“Your virtue!” said the lady, recovering after a silence of two minutes; “I shall never survive it.
Joseph Andrews by Henry Fielding
Academia puts a high value on the ability to read critically; to deny the text our heart and view it with an analytical, objective mind. From the early of the 20th Century onwards, we have made a practice of withholding our commitment to the narrative lure novel and called it an intellectual virtue. The subtext here is that really ‘bright’ people don’t suspend disbelief when they read. So it’s hardly surprising that literary theorists have, for the most part, looked down on the readers of genre fiction – especially romance – and it’s hardly surprising that they find little value in reading them. If they could ever drop their ultimately jaded eye and fully indulge in a well-written piece of erotic romance, what they’d find was that Barthes was not entirely correct in his assessment on the death of the author.
One thing I have learned from my recent research into how the happily ever after convention affects the reading experience is that, for erotic romance readers, the writer is very much there through the text. Not as a part of the narrative, but as a silent partner in the reading experience. Because it seems pretty clear that these readers feel, very strongly, that in picking up a novel, before they even start reading, they’ve made a deal with the writer: “I’m trusting you with my heart. Don’t let me down.”
To truly enjoy a good romance, you cannot read it with your head. You can’t be permanently on the lookout for lapses in political correctness or offensive gender role modeling. You can’t play spot the narrative devices or play Where’s Wally with the stock characters. Romance is about love and, in a way, it requires the reader to be willing to fall in love with this journey of love. Erotic romance readers commit very deeply to being emotionally open to the text. They give themselves over in a way that is spectacularly uncritical.
But they aren’t stupid. They won’t give over with no safety net. The Happily Ever After (or Happily For Now ending) is not just the way the story ends. It is there as a promise at the very beginning of the reading experience as a gesture of good intention on the part of the writer. Erotic romance readers have a very high tolerance for narrative conflict. Characters are routinely and gleefully put through horrific trials – both physical and emotional. And readers will sink into the story unflinchingly with the one sacred understanding that, no matter how rough the going gets, it will be worth all the suffering because, in the end, there will be happiness. The ending is not only redemption for the characters, but also for the reader and ultimately for the writer.
And when writers, for any number of reasons, are felt not to have kept up their part of the bargain – offering the reader a less that solid happy ending – romance readers get furious. They feel emotionally abused because, in a way, they have been emotionally abused. Yes, that abuse was consensual, but it also came with a solemn promise attached and that promise was not kept.

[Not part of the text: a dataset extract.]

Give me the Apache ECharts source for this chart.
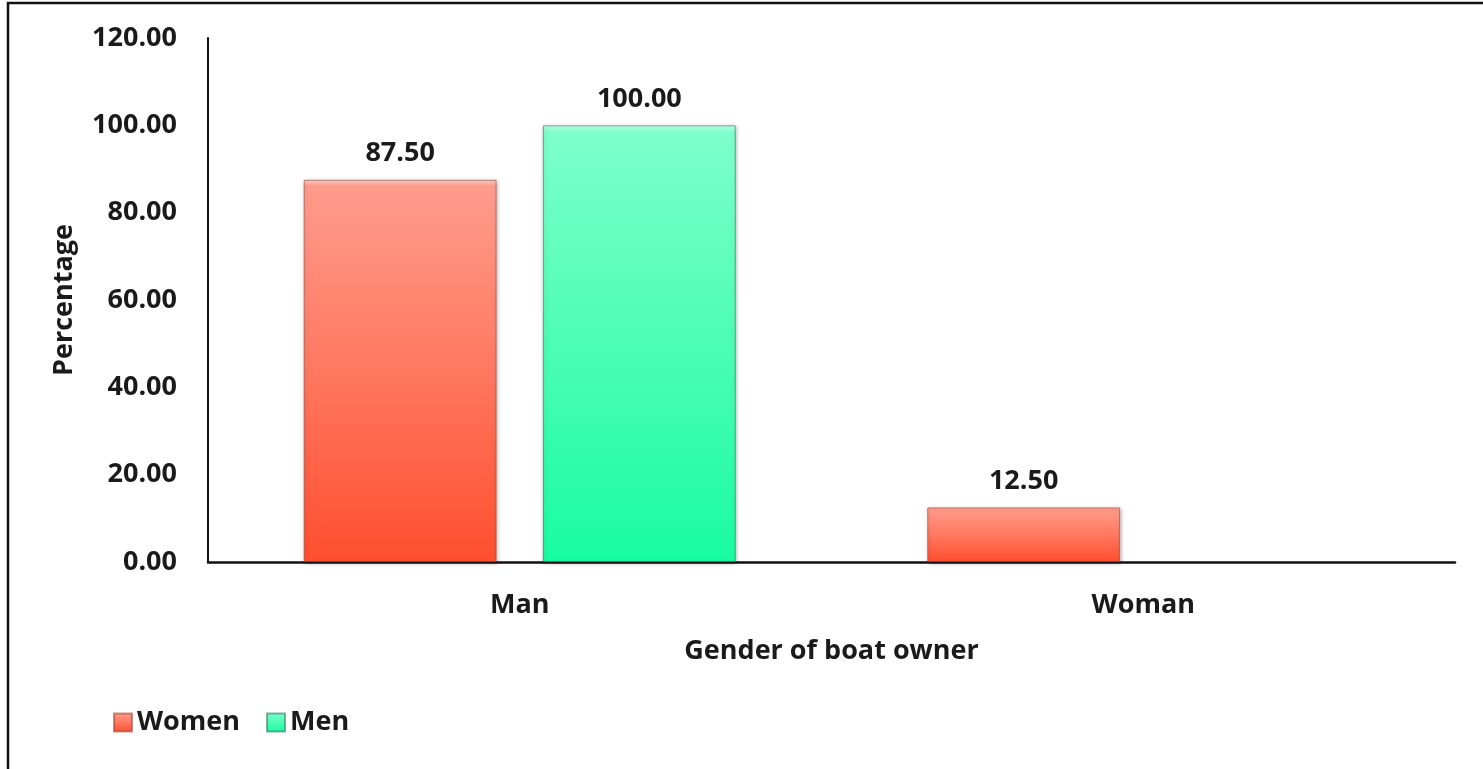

There was a time, at the height of the traditional modern romance boom, when the definition of what constituted a happy ending was extremely clear. The story had to end with a betrothal at the very least, if not a wedding. Sometimes stories offered postscript chapter of a portrait of wedded bliss that included babies. But in erotic romance, the definition of the ‘Happily Ever After’ closure has changed quite radically.
Most readers have not escaped the pressure to acknowledge that no believable story can ever end ‘Happily Ever After’. They acknowledge that they have no model for what that looks like because it doesn’t exist in the world. Consequently, the expectation of the level of the lovers’ commitment varies enormously. No readers I interviewed required a wedding. In fact, many of them scoffed at the proposition. Some only required that the couple mutually acknowledge their couplehood. Some required words or a gesture that signified a deep and unbreakable bond through life. What seems to be satisfying to almost everyone is that the story end with the couple having acknowledged their emotional commitment to each other and signaled their heartfelt intention to stay together.
This, it seems, makes the reader feel that whatever travails have happened through the story, it was worth it. Many of them remarked that the more harrowing the conflicts and hardships in the narrative, the more valuable the emotionally secure ending.
Learning these things, it’s hard for me not to find the metaphor of an S & M relationship appealing – with the writer as sadist, the text as scene and the reader as masochist. Erotic romance readers give their sadistic writers a lot of leeway to take them to incredibly painful places, but there must be aftercare in the form of the HEA. Any writer who withholds it is going to have a hard time finding playmates.